» **INSTRUCTIONS FOR THE TASK**:
For the material that follows, list every line containing the word "matplotlib".

# # # # #

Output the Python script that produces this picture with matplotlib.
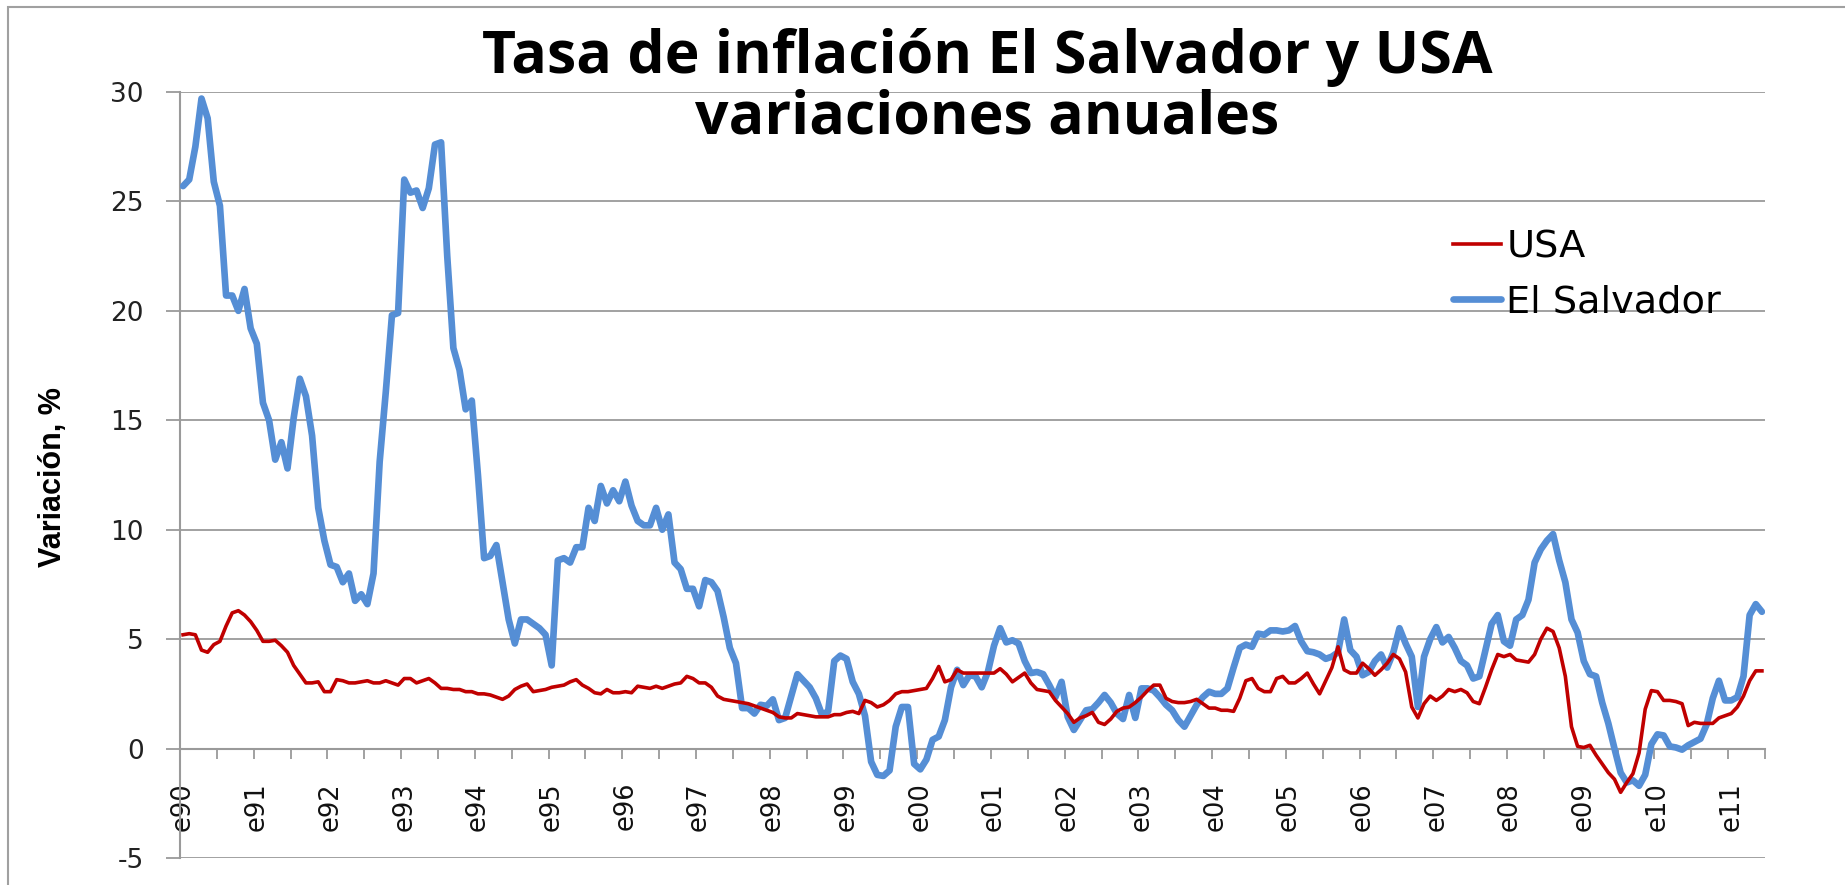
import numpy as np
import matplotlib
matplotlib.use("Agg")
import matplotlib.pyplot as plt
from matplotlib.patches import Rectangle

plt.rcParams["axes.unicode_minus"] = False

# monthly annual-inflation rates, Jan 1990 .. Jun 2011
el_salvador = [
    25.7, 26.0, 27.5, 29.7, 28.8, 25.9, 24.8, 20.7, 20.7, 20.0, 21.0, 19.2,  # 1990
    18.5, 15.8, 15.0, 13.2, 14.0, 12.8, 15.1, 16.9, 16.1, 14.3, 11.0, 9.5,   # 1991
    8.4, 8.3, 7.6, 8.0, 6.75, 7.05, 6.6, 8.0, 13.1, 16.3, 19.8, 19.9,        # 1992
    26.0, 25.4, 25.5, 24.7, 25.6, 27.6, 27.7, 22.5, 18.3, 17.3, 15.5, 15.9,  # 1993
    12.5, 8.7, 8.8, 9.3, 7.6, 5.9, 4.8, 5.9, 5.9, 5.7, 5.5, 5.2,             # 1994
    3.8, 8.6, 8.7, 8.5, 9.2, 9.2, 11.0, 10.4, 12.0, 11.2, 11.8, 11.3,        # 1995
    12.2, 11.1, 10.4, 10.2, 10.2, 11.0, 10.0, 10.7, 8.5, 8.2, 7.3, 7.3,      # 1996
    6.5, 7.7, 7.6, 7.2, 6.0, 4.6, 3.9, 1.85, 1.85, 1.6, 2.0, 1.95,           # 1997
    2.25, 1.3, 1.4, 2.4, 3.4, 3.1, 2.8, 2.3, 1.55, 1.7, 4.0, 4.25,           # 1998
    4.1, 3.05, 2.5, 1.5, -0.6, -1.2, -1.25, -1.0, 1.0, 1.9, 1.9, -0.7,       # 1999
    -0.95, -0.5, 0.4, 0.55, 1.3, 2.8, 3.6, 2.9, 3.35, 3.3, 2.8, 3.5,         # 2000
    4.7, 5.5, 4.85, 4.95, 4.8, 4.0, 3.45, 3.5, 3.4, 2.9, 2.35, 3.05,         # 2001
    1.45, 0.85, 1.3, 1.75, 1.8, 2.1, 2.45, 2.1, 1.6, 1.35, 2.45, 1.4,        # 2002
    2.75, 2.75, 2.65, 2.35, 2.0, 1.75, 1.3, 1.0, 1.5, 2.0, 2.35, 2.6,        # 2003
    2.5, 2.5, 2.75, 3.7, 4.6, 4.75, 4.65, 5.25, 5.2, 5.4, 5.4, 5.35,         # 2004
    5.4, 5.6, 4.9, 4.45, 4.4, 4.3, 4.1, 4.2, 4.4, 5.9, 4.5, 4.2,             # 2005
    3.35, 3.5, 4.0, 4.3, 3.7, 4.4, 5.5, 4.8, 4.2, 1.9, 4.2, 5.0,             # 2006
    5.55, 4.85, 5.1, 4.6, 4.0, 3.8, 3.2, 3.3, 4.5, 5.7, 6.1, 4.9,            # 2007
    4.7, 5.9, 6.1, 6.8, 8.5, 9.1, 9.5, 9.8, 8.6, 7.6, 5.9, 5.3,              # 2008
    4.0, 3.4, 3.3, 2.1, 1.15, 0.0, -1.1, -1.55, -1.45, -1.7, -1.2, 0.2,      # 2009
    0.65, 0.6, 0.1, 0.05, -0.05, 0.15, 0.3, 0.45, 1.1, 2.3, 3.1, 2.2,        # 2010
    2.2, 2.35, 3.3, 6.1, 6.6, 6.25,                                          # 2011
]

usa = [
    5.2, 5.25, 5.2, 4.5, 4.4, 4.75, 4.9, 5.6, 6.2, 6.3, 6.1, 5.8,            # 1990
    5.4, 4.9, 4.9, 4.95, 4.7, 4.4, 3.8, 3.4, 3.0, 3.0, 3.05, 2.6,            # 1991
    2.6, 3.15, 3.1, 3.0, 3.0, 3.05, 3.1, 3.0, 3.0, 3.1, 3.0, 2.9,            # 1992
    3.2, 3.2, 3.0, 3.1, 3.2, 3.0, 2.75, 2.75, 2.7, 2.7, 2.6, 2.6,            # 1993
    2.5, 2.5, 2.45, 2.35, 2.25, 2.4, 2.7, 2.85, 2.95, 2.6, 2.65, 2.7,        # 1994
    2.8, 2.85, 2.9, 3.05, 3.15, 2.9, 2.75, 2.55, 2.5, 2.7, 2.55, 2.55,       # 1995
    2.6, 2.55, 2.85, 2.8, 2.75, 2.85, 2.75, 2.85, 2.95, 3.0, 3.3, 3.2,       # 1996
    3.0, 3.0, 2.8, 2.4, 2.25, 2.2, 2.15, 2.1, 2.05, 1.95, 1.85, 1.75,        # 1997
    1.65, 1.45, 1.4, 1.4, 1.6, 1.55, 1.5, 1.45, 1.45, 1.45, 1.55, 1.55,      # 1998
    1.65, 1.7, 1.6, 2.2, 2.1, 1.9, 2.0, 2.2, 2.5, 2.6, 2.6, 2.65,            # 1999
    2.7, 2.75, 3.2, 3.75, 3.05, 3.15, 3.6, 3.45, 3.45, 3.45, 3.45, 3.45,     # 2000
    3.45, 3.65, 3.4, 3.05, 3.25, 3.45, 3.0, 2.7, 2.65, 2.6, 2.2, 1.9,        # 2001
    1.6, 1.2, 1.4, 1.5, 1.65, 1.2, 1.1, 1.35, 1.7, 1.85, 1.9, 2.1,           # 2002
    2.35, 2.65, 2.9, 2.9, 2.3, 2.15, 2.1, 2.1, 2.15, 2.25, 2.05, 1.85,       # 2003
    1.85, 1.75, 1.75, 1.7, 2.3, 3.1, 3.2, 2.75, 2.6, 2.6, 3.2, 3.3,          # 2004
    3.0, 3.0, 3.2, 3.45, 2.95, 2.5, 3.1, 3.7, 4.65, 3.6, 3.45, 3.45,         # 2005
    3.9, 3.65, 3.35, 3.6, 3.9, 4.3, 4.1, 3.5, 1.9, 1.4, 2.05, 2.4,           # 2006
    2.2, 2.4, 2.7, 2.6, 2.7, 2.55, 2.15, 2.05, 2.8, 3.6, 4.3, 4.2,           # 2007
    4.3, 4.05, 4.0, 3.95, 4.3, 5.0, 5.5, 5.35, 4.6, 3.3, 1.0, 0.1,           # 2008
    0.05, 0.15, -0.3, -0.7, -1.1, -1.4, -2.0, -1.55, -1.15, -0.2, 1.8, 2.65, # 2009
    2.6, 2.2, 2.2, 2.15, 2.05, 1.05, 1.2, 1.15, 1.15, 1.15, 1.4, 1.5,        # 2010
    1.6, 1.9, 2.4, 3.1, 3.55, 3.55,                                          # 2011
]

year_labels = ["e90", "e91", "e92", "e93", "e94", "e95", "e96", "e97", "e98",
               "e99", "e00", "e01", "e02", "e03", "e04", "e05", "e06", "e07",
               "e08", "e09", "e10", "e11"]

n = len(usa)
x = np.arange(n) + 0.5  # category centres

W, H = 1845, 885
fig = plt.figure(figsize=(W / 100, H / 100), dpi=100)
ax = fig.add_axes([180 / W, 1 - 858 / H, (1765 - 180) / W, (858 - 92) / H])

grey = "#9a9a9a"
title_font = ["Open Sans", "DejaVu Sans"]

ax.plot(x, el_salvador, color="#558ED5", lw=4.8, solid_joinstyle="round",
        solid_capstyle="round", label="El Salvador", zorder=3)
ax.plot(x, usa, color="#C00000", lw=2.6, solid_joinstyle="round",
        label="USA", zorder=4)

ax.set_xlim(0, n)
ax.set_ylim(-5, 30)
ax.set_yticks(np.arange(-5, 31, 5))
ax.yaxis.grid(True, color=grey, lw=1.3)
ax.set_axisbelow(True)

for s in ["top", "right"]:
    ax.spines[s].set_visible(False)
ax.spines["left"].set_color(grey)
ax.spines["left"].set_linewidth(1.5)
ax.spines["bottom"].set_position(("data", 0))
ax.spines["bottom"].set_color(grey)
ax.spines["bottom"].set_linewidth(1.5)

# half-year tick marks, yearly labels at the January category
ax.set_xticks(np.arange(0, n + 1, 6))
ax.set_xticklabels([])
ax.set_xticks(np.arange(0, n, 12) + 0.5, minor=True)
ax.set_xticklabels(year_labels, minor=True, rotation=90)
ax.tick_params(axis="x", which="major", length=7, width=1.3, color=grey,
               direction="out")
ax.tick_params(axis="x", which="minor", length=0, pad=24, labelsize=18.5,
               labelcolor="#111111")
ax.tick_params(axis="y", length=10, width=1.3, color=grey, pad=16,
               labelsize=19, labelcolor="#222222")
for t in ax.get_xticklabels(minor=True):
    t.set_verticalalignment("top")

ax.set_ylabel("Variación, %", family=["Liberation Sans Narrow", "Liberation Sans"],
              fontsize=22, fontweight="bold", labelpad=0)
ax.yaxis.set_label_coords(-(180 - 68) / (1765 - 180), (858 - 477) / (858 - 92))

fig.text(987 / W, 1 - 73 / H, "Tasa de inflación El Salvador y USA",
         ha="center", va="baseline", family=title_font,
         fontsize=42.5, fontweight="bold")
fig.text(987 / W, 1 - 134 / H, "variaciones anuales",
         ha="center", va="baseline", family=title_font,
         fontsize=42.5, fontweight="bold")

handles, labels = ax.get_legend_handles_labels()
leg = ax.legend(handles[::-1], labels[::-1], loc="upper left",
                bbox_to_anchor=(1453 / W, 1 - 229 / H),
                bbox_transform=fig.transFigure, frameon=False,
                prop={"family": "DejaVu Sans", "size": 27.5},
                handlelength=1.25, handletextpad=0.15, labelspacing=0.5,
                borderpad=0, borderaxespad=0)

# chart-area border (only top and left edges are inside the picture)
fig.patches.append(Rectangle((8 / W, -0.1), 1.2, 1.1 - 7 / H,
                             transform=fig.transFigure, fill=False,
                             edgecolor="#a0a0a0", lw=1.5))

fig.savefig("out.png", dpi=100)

# # # # #

» **THE REPLY**:
Output the Python script that produces this picture with matplotlib.
import matplotlib
matplotlib.use("Agg")
import matplotlib.pyplot as plt
from matplotlib.patches import Rectangle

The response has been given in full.